Un Italien dans le Kérala : le routard et les moustiques
Une mission OMS-OCDE a été déléguée en Italie dans le cadre de l'investigation de l'épidémie de chikungunya survenue dans le nord du pays au cours de l'été 2007. Ses conclusions permettent de mieux comprendre l'origine de la première épidémie autochtone européenne. Au total, 292 cas suspects ont été notifiés entre le 15 juin et le 21 septembre 2007. Le diagnostic a été confirmé pour cent 125 d'entre eux. L'épidémie italienne a débuté dans deux petits villages (Castiglione di Cervia et Castiglione di Ravenna) proches de Ravenne et séparés par une petite rivière. Ces deux villages, dont la population totale est estimée à 3 767 habitants, se situent à 6 km de la mer Adriatique. Le cas index a pu être identifié. Il s'agissait d'un jeune homme qui avait effectué un voyage en Inde dans la région du Kérala entre le 15 et le 23 juin 2007. A son retour en Italie, il a présenté un épisode fébrile et quelques jours plus tard, au cours d'un second pic fébrile, il a rendu visite à son cousin qui vivait à Castiglione di Cervia. Le 4 juillet, le cousin était, lui aussi, fébrile et le diagnostic d'infection à chikungunya a été évoqué. C'est à partir de cette date que l'alerte a été donnée. Le nombre de cas a augmenté progressivement dans toute la région au cours de l'été avec un pic en août.

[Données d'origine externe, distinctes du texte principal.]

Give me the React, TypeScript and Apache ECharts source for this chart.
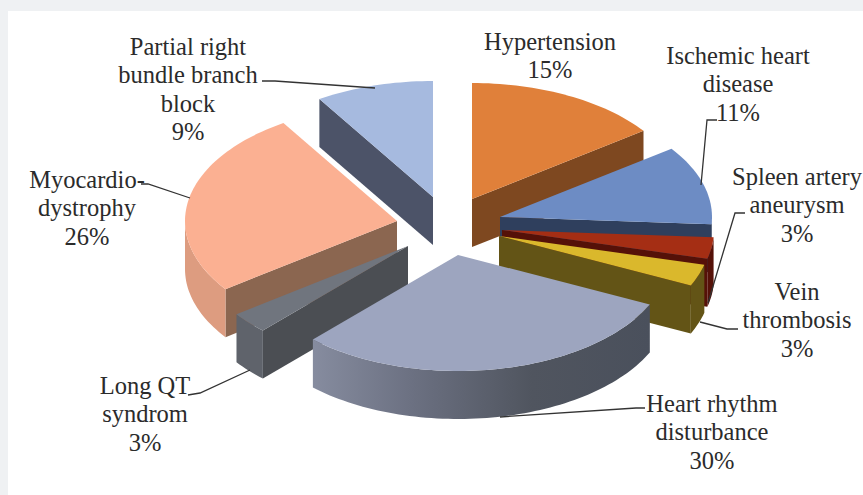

Le moustique à l'origine de l'épidémie – Aedes albopictus– sévit en Italie depuis 1990. Des analyses entomologiques ont confirmé le rôle de ce vecteur dans la transmission du chikungunya. Le 18 août, des mesures de démoustication ont été prise dans les deux villages les plus touchés. Depuis fin octobre 2007, les derniers spécimens d' Aedes albopictus hibernent et aucun nouveau cas autochtone ne devrait être notifié avant la fin du printemps 2008.